Crítica

Julia Castillo, ´Febrero´

Reflexionar sobre Febrero es reflexionar sobre el tiempo, sobre un periodo de tiempo. Lo que ocupa un mes en nuestra conciencia, las imágenes producidas en el fondo de la retina que se quedan a albergarnos en las palabras, el diálogo inconmensurable de posibilidades de un tiempo, que aunque por poco que sea es inabarcable. Esa es la lección del escritor. ¿Cómo decir Febrero? ¿Cómo decirlo sin renunciar a la síntesis de la palabra? ¿cómo decirse sin distancia?
 
Julia Castillo anda por los vericuetos de su estancia en Roma proponiendo una nueva forma de poema-poemario que a menudo puede ser fácilmente confundido con la escritura automática, la corriente de conciencia o el mero juego de palabras.

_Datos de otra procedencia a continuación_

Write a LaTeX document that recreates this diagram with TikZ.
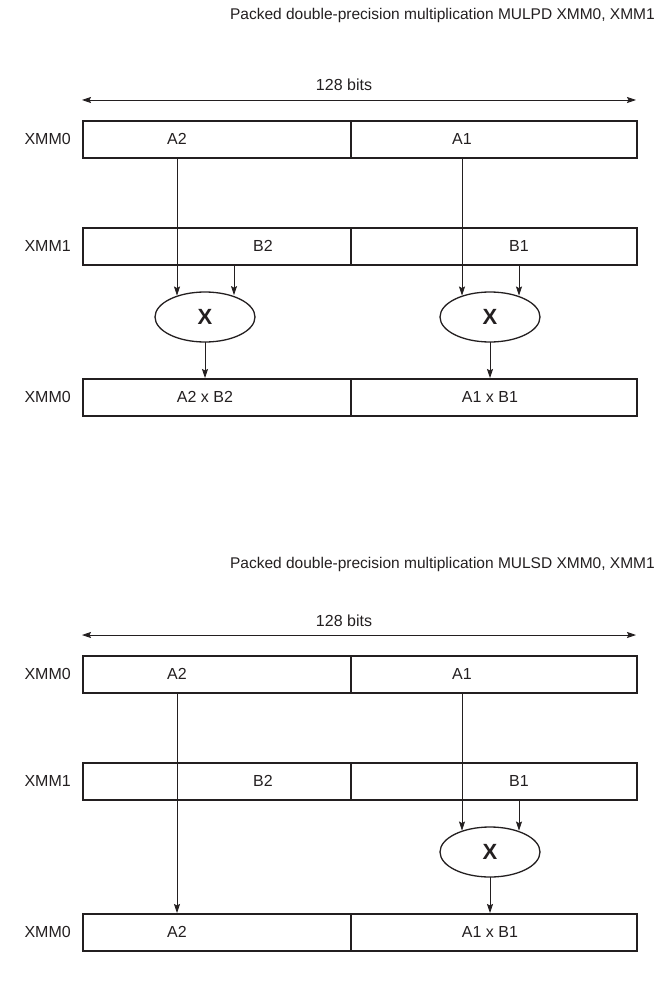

Fácil sería abandonarse a esas tareas, pero Castillo no habla de una forma ya hecha, sino de una forma en proceso. El mismo proceso de creación al que los escritores, en gran medida, se ven vehiculados hasta llegar a la síntesis de palabra e imagen, en la forma del uno, de la unidad. En Febrero no hay síntesis, es un flujo de luces de conciencia que no se pierden ni se abandonan a la suerte de formar una imagen única, sino plural, el diálogo más puro con las cosas. No hay composición, sino posición y curso. A veces juega con la tipografía, la cursiva o las alteraciones del margen como si dijera que dentro del curso hay discurso, dentro de la continuidad, discontinuidad. Ambas siempre elegidas. Y es que la conciencia, unida al tiempo, es torrente, manantial continuo, pero el escritor a menudo se ve, en su más sincero pronunciarse, en la necesidad de elegir, de marcar la continuidad, de poner puntos, aunque sean seguidos, a su palabra. Del proceso, no hay que obviar su ceso.
 
Por otra parte las imágenes que conforman el poemario discurrido no son una primera aprehensión de la realidad, sino que conllevan una suerte de reflexión que conjuga y juega con la propia flexibilidad del pensamiento, de la memoria, de sus pliegues, a menudo sobrepuesta o distante de la propia realidad.
 
Así Julia Castillo experimenta, en un largo poema con grandes momentos de lucidez que ponen en juego su buen hacer, pero sin prescindir de imágenes más sencillas. De esta forma, ella, entre los pliegues de sí misma, nos da también ciertas pautas para adentrarnos. Así en las primeras páginas encontramos: “La observación/ es una esclavitud”, “También lo oculto escapa”. Pero en este oficio crítico nosotros sí nos vemos obligados a la composición, a la sustracción y a la síntesis. Así recogemos esas grandes luces fosforescentes. Escribe Julia: “Y cuando dejamos /de mirar,/ guardamos algo fosforescente/ en lo interior”. Fósforos también son: “Lo que está congelado no es la imagen/ que apenas se recuerda, sino la posibilidad de que/ las cosas sucedieran/ de otra forma”, “Ser quiere decir sólo/ regresar”, “Está por ver-/ si es infinito”, “Yo no quiero medir-/ sino oponer”, “La clarividencia/ no es más/ que la tapia/ en torno al jardín”.
 
De esta manera, Castillo nos regala ciertas luces también de la más sincera clarividencia en un jardín fertilísimo. Así nos pone en juego que la palabra es el decir y el límite del tiempo, del nosotros, de lo que podemos llegar a sospechar.
 
Abada editores pone, quizá, la guinda a la obra de Castillo con la publicación de Febrero en 2008, en la colección selecta y rigurosa de Voces de poesía.